=== Work to be completed ===
Could the lines from the start of the data through the line with "y_ticks = [1, 10, 100, 1000, 10000, 100000, 1000000, 10000000]" be set down exactly, with no pictures among them?

=== Data segment ===

════════════════

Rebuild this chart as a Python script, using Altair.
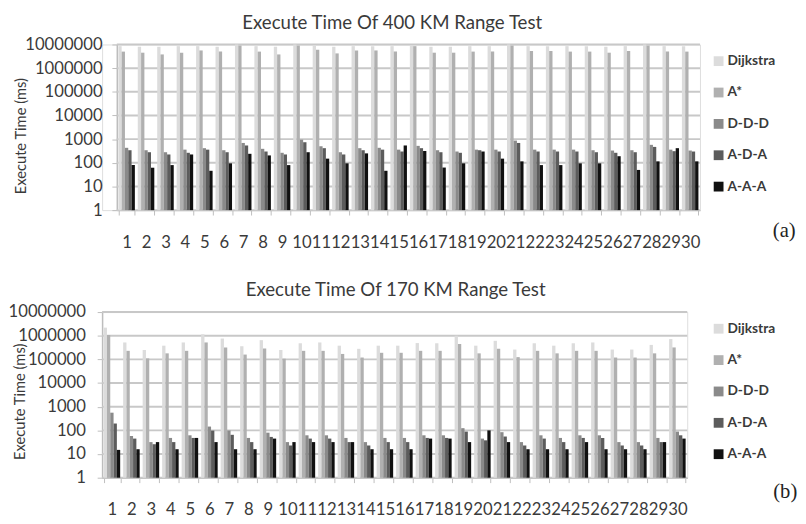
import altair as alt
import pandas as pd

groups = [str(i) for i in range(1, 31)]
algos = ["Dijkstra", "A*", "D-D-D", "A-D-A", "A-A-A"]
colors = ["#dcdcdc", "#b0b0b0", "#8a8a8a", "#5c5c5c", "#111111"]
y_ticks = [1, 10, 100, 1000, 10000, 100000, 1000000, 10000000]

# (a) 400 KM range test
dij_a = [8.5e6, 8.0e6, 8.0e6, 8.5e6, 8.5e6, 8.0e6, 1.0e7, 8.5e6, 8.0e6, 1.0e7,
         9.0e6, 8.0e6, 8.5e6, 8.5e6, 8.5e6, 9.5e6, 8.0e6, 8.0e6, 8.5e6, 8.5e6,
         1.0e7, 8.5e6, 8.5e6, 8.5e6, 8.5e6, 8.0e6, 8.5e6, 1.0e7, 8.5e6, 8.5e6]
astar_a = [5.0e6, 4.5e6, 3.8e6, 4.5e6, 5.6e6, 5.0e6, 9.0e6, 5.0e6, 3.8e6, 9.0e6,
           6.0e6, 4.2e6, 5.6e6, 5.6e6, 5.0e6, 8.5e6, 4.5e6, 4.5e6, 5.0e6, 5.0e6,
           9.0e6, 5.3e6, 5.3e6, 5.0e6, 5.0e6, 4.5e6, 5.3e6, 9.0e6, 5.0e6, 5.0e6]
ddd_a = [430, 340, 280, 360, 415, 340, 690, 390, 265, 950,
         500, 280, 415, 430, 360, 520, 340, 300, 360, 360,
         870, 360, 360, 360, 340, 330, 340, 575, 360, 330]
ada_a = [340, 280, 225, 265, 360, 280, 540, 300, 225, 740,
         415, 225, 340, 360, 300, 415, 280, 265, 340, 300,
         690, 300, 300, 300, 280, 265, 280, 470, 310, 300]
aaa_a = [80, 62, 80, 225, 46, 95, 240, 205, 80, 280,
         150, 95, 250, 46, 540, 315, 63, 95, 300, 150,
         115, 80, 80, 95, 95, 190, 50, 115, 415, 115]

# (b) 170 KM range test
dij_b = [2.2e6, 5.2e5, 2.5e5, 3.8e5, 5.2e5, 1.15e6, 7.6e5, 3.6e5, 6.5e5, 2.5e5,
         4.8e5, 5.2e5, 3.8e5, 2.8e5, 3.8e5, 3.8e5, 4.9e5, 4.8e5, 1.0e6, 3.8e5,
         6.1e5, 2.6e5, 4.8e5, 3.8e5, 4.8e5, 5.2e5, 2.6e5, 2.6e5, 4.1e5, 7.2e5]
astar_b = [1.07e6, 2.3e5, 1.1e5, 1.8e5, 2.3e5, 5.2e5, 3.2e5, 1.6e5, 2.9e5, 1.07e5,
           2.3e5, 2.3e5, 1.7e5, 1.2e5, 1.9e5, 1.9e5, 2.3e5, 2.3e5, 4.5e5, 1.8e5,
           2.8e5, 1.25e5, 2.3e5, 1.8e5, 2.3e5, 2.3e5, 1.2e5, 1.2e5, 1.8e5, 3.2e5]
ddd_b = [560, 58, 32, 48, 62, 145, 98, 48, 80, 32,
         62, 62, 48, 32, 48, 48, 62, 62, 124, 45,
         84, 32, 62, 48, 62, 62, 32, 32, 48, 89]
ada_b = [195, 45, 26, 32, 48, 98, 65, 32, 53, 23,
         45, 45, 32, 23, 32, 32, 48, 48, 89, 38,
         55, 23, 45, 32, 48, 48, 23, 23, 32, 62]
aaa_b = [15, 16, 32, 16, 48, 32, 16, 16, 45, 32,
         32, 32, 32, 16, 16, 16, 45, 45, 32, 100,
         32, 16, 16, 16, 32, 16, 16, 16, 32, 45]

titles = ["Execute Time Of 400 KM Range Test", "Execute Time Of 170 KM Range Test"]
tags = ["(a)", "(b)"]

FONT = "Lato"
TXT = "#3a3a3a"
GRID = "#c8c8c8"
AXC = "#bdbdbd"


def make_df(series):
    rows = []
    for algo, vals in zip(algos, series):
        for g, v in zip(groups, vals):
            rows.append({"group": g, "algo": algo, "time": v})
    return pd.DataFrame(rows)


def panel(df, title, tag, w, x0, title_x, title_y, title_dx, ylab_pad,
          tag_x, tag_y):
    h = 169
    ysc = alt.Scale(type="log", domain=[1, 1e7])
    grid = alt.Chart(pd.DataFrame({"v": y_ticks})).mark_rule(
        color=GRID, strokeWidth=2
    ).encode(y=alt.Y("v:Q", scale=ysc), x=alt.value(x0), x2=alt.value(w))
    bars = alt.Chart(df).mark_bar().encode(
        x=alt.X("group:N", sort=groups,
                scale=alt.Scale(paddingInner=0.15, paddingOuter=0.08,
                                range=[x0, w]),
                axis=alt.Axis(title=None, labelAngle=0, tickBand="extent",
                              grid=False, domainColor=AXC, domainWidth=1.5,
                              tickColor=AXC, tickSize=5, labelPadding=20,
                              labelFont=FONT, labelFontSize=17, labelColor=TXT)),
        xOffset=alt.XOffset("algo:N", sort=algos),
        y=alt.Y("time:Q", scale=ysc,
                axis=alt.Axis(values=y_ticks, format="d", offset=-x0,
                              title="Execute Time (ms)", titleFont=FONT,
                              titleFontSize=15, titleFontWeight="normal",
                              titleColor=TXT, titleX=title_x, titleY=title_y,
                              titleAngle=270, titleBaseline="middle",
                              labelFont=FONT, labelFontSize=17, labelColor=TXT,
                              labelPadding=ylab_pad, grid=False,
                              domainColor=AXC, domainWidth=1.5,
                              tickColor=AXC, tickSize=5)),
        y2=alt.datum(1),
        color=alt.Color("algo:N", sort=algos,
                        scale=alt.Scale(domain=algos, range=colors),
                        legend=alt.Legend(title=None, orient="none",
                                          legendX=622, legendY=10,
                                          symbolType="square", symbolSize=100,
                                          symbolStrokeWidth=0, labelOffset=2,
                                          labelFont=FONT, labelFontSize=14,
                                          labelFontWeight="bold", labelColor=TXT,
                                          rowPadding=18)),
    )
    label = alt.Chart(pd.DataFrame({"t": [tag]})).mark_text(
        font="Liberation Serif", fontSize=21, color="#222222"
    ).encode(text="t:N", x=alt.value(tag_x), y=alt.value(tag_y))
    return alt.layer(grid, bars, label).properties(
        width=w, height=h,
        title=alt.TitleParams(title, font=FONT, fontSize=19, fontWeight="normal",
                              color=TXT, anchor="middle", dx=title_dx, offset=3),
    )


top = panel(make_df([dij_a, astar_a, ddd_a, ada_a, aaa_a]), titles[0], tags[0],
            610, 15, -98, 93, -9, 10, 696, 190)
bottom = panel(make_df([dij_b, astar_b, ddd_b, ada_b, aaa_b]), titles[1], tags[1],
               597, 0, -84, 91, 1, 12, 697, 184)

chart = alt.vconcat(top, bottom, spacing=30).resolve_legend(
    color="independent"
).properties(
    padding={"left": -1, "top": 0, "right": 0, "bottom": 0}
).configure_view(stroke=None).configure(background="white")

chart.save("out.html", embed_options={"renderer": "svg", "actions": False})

════════════════

=== Answer for the task ===
Rebuild this chart as a Python script, using Altair.
import altair as alt
import pandas as pd

groups = [str(i) for i in range(1, 31)]
algos = ["Dijkstra", "A*", "D-D-D", "A-D-A", "A-A-A"]
colors = ["#dcdcdc", "#b0b0b0", "#8a8a8a", "#5c5c5c", "#111111"]
y_ticks = [1, 10, 100, 1000, 10000, 100000, 1000000, 10000000]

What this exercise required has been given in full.